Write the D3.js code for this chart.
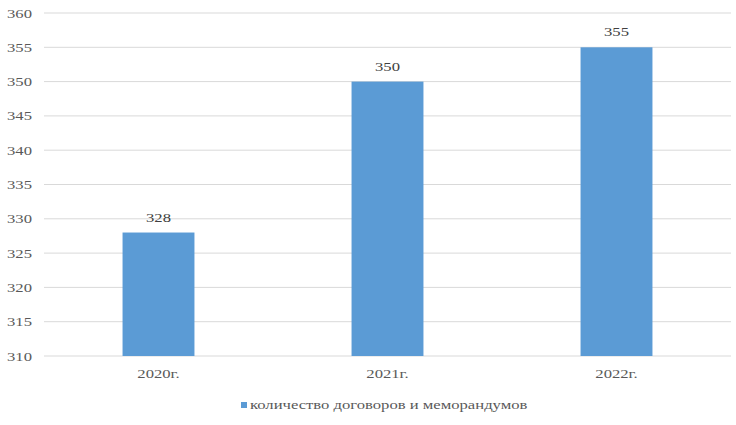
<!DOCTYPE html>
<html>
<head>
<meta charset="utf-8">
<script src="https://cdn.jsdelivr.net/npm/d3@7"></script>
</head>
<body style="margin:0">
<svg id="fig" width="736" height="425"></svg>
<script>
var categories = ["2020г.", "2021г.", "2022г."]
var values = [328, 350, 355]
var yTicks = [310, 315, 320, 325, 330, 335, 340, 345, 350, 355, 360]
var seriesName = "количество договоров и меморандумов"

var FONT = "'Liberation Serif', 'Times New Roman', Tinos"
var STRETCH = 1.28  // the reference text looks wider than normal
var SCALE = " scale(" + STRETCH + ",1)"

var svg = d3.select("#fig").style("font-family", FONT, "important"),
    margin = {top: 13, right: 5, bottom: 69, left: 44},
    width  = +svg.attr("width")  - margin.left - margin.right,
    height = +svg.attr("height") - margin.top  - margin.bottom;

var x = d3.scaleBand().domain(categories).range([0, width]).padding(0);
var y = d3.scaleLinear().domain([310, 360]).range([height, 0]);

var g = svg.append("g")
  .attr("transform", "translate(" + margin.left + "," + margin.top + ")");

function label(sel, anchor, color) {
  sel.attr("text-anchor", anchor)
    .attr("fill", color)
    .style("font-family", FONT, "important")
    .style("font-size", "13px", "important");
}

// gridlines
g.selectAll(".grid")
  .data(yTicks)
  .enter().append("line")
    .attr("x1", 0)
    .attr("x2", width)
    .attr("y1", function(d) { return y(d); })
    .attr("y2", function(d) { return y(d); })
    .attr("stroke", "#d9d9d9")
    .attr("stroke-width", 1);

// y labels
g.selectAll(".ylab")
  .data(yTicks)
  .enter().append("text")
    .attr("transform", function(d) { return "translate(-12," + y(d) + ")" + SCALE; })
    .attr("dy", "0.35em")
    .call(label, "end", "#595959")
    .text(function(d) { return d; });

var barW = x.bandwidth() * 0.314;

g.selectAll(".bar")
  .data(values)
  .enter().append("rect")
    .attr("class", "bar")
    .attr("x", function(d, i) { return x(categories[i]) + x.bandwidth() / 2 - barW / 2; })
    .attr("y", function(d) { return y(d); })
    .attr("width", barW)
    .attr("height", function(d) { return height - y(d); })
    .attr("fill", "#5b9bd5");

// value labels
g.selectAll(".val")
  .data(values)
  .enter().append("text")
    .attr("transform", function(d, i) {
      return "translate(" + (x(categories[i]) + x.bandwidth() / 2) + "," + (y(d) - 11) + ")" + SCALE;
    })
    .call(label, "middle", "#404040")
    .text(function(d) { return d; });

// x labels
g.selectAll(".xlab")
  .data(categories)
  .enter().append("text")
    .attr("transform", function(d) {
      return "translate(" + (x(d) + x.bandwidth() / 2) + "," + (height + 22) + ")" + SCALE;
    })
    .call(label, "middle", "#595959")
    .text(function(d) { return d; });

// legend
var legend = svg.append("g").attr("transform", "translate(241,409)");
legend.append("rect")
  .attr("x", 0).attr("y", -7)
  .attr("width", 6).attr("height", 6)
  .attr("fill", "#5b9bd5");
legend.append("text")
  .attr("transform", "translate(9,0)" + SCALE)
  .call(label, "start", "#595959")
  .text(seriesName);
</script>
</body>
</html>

--------------------------------------------------

Short task: Skip every picture and transcribe the data above exactly.

Finished exercise:
Write the D3.js code for this chart.
<!DOCTYPE html>
<html>
<head>
<meta charset="utf-8">
<script src="https://cdn.jsdelivr.net/npm/d3@7"></script>
</head>
<body style="margin:0">
<svg id="fig" width="736" height="425"></svg>
<script>
var categories = ["2020г.", "2021г.", "2022г."]
var values = [328, 350, 355]
var yTicks = [310, 315, 320, 325, 330, 335, 340, 345, 350, 355, 360]
var seriesName = "количество договоров и меморандумов"

var FONT = "'Liberation Serif', 'Times New Roman', Tinos"
var STRETCH = 1.28  // the reference text looks wider than normal
var SCALE = " scale(" + STRETCH + ",1)"

var svg = d3.select("#fig").style("font-family", FONT, "important"),
    margin = {top: 13, right: 5, bottom: 69, left: 44},
    width  = +svg.attr("width")  - margin.left - margin.right,
    height = +svg.attr("height") - margin.top  - margin.bottom;

var x = d3.scaleBand().domain(categories).range([0, width]).padding(0);
var y = d3.scaleLinear().domain([310, 360]).range([height, 0]);

var g = svg.append("g")
  .attr("transform", "translate(" + margin.left + "," + margin.top + ")");

function label(sel, anchor, color) {
  sel.attr("text-anchor", anchor)
    .attr("fill", color)
    .style("font-family", FONT, "important")
    .style("font-size", "13px", "important");
}

// gridlines
g.selectAll(".grid")
  .data(yTicks)
  .enter().append("line")
    .attr("x1", 0)
    .attr("x2", width)
    .attr("y1", function(d) { return y(d); })
    .attr("y2", function(d) { return y(d); })
    .attr("stroke", "#d9d9d9")
    .attr("stroke-width", 1);

// y labels
g.selectAll(".ylab")
  .data(yTicks)
  .enter().append("text")
    .attr("transform", function(d) { return "translate(-12," + y(d) + ")" + SCALE; })
    .attr("dy", "0.35em")
    .call(label, "end", "#595959")
    .text(function(d) { return d; });

var barW = x.bandwidth() * 0.314;

g.selectAll(".bar")
  .data(values)
  .enter().append("rect")
    .attr("class", "bar")
    .attr("x", function(d, i) { return x(categories[i]) + x.bandwidth() / 2 - barW / 2; })
    .attr("y", function(d) { return y(d); })
    .attr("width", barW)
    .attr("height", function(d) { return height - y(d); })
    .attr("fill", "#5b9bd5");

// value labels
g.selectAll(".val")
  .data(values)
  .enter().append("text")
    .attr("transform", function(d, i) {
      return "translate(" + (x(categories[i]) + x.bandwidth() / 2) + "," + (y(d) - 11) + ")" + SCALE;
    })
    .call(label, "middle", "#404040")
    .text(function(d) { return d; });

// x labels
g.selectAll(".xlab")
  .data(categories)
  .enter().append("text")
    .attr("transform", function(d) {
      return "translate(" + (x(d) + x.bandwidth() / 2) + "," + (height + 22) + ")" + SCALE;
    })
    .call(label, "middle", "#595959")
    .text(function(d) { return d; });

// legend
var legend = svg.append("g").attr("transform", "translate(241,409)");
legend.append("rect")
  .attr("x", 0).attr("y", -7)
  .attr("width", 6).attr("height", 6)
  .attr("fill", "#5b9bd5");
legend.append("text")
  .attr("transform", "translate(9,0)" + SCALE)
  .call(label, "start", "#595959")
  .text(seriesName);
</script>
</body>
</html>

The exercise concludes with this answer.